Yamaguchi Brewery 山口酒造場
Niwano Uguisu 庭の鶯
Nightingale’s in the garden
The family gardens were often the place where nightingales came to chirp and play in the water baths each day, inspiring the name “Niwa no Uguisu” or “Nightingale’s garden,” the flagship line of sake for Yamaguchi Brewery, located in the Kurume City of Fukuoka Prefecture.
The family roots to the Yamaguchi family go back to 1688 but wasn’t until 1832 that the 6th generation, Risuke Yamaguchi, established the brewery to begin its history crafting sake. Growth in size and volume came over the decades but a turning point was in the late 70’s & 80’s when the focus shifted to crafting in smaller batches and mostly junmai sakes, as well as collaborating with local agricultural high schools to grow chemical & pesticide-free sake rice to use to craft sake. These decisions helped establish Yamaguchi Shuzo as one of the premier quality producers in southern Japan. The 11th generation, Tetsuo Yamaguchi, now leads this historic brewery continuing on the path set by his ancestors and further developing new markets and products to be able to pass on to the next generations.
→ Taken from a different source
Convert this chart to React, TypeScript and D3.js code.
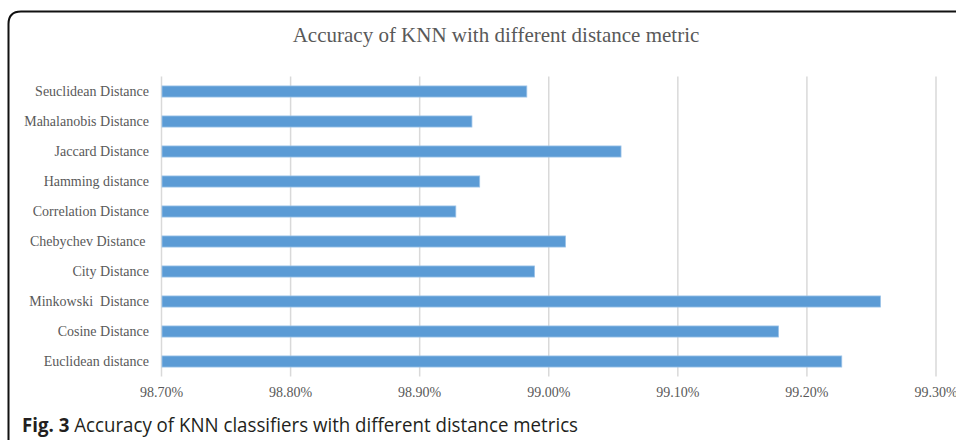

The brewery is located in the Chikugo Plains, an area rich in agriculture where the brewery sources some of the sake rice from contract growers. the Chikugo River runs through the plains; it is a significant source of water. Being the longest river in Kyushu, the river starts from Mount Aso in Kumamoto and flows from east to west of northern Kyushu to eventually empty into the Ariake Sea. The water quality is medium-soft and is said to contribute to the finesse and refined texture found in the sakes. Along with Yamadanishiki rice, Yume-Ikkon is often used as a blend or on its own. Yume-Ikkon is a sake-specific rice, developed in 2003 in Fukuoka, and mostly grown in the Kurume district. During the growing season, the stems are shorter compared to Yamadanishiki, which allows for better prevention against falling during periods of strong winds and rain (like the typhoon season)
The Niwa no Uguisu sakes are clean and refined with great finesse and purity, they have wonderful restraint and easily can be sipped or complement a variety of dishes. They focus on using the number 9 yeast strain, which is the traditional strain for ginjo production, as a base for most of the sakes. Also worth seeking out are the Umeshus and Doburoku, a rich and cloudy sake with some sweetness and bright acidity.